## What the task asks:
Wherever the string "matplotlib" appears in the listing, copy that line.

## Material provided:
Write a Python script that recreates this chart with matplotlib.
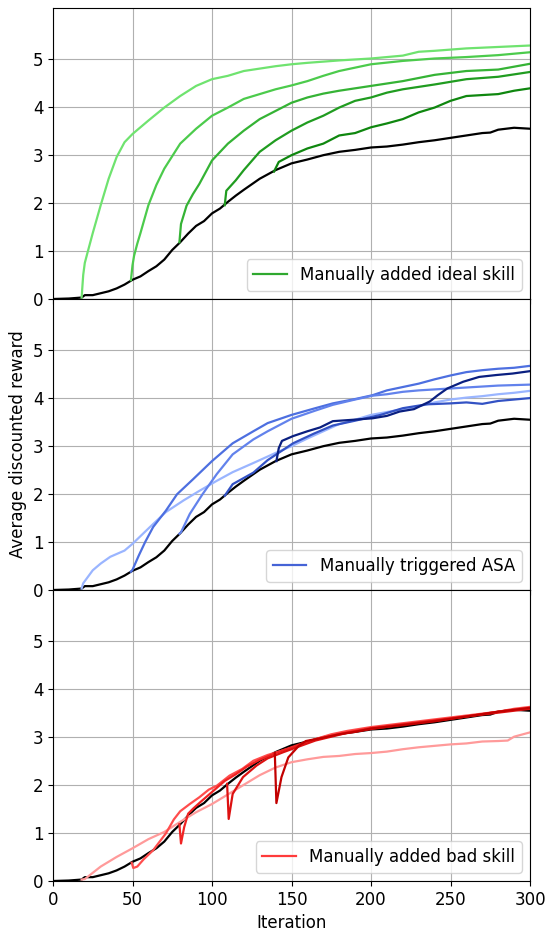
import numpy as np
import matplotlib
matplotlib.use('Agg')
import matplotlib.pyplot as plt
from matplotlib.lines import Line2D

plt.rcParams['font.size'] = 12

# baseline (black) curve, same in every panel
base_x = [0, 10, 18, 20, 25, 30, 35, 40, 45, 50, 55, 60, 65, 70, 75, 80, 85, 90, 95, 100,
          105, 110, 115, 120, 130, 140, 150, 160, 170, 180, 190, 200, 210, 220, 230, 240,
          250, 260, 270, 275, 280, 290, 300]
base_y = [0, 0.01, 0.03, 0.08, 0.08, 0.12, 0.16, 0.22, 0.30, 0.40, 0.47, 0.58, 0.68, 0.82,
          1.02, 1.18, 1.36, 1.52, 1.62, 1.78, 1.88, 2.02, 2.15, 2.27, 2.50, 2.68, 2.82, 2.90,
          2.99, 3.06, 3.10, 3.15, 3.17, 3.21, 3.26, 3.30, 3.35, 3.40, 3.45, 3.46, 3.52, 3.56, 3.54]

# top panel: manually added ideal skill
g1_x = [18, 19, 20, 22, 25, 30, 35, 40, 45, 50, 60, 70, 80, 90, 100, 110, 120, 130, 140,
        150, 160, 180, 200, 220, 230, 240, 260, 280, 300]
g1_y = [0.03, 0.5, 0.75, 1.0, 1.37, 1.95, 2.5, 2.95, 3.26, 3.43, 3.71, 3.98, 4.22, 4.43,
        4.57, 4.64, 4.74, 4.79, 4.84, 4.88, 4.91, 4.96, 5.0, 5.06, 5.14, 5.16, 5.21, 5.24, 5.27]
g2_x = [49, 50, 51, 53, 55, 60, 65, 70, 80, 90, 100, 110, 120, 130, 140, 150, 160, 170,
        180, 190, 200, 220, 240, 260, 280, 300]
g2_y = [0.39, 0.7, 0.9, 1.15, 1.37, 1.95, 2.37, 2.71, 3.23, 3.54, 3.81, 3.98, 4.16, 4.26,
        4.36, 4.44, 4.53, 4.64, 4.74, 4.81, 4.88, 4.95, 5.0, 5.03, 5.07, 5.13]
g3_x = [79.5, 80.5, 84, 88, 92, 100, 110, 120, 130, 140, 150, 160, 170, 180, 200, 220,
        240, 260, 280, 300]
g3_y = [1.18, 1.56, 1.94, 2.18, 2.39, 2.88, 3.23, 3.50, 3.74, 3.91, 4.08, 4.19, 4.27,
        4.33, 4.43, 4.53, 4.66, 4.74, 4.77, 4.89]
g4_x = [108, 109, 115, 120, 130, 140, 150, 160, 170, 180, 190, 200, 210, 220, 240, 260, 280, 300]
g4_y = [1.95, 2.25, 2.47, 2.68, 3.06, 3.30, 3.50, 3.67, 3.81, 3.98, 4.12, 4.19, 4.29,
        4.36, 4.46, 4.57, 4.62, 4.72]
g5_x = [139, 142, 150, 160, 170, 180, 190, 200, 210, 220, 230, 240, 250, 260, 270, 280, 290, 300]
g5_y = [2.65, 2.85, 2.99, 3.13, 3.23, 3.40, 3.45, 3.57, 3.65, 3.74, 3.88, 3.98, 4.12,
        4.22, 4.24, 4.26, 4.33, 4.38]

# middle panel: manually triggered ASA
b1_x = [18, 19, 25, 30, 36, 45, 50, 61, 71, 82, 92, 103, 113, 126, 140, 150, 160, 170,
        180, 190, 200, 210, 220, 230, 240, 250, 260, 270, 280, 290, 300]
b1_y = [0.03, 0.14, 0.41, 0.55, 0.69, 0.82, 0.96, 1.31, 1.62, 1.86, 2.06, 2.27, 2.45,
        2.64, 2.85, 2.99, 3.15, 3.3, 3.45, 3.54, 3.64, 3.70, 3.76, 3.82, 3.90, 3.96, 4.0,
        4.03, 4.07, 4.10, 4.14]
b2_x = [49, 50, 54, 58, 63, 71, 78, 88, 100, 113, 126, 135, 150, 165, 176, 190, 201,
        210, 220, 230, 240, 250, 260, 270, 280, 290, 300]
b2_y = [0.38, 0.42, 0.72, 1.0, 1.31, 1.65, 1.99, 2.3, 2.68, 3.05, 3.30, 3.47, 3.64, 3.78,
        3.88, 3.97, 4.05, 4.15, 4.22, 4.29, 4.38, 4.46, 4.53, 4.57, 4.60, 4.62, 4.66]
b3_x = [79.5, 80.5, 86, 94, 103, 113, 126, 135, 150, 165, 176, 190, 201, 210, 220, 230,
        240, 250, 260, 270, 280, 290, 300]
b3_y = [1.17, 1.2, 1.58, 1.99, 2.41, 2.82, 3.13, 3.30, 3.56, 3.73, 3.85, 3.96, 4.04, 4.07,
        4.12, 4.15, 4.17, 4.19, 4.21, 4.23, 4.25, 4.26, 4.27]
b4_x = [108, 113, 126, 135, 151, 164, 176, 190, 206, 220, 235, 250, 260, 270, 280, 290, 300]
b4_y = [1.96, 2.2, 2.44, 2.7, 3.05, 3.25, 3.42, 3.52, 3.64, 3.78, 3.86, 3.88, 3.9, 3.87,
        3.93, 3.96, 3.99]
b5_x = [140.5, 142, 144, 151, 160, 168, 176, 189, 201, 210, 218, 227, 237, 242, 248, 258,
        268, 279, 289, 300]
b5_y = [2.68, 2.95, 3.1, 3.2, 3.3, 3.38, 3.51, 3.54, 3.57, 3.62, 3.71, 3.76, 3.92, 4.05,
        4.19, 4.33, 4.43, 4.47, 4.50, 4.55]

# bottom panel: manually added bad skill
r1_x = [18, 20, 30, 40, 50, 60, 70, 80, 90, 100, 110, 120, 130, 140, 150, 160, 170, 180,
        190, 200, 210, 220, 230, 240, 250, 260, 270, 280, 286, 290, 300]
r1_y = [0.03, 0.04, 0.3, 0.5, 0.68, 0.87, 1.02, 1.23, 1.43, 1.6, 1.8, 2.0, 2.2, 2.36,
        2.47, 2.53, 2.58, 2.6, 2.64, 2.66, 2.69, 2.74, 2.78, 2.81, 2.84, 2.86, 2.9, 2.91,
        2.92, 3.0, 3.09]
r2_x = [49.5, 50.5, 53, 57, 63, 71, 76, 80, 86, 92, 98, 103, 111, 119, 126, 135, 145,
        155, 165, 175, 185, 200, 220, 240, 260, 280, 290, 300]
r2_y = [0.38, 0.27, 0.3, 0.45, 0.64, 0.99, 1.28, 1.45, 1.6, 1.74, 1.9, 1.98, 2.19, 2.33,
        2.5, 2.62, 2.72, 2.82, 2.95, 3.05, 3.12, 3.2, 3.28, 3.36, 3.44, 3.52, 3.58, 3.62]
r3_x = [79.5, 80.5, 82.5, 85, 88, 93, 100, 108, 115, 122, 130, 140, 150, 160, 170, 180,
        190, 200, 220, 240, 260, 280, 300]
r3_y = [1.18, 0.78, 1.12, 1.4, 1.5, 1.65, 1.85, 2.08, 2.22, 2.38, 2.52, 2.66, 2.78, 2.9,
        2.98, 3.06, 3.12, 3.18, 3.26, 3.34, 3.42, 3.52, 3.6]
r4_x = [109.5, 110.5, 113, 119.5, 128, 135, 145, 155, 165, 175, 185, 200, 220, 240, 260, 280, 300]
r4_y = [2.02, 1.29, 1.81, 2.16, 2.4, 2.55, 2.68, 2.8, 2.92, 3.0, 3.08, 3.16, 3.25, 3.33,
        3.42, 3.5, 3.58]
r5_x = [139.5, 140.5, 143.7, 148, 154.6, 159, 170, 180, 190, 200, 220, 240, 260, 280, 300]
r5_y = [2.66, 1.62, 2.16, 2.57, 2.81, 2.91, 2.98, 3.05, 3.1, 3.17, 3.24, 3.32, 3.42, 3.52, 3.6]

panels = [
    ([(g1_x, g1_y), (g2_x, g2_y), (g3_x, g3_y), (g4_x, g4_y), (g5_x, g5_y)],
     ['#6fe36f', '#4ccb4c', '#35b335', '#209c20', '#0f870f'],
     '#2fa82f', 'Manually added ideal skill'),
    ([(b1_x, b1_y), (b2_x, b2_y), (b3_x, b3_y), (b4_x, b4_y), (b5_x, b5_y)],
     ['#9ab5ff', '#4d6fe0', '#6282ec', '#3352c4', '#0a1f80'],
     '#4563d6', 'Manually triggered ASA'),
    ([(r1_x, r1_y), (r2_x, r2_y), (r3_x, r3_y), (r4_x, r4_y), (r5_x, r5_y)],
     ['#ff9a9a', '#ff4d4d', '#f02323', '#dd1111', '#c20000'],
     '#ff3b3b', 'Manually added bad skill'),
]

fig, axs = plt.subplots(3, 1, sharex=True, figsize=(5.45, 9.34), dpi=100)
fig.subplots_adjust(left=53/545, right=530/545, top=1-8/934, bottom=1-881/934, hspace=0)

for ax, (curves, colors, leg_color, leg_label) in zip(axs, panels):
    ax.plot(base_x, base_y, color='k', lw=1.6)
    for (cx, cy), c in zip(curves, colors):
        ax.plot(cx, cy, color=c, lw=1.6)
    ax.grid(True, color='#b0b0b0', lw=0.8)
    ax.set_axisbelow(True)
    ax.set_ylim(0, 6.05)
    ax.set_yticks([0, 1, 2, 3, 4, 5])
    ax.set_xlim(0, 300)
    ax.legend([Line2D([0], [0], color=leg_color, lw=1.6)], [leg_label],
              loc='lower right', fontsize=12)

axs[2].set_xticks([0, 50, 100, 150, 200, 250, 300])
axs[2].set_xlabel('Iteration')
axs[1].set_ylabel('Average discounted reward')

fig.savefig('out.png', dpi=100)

## Result of the task:
Write a Python script that recreates this chart with matplotlib.
import matplotlib
matplotlib.use('Agg')
import matplotlib.pyplot as plt
from matplotlib.lines import Line2D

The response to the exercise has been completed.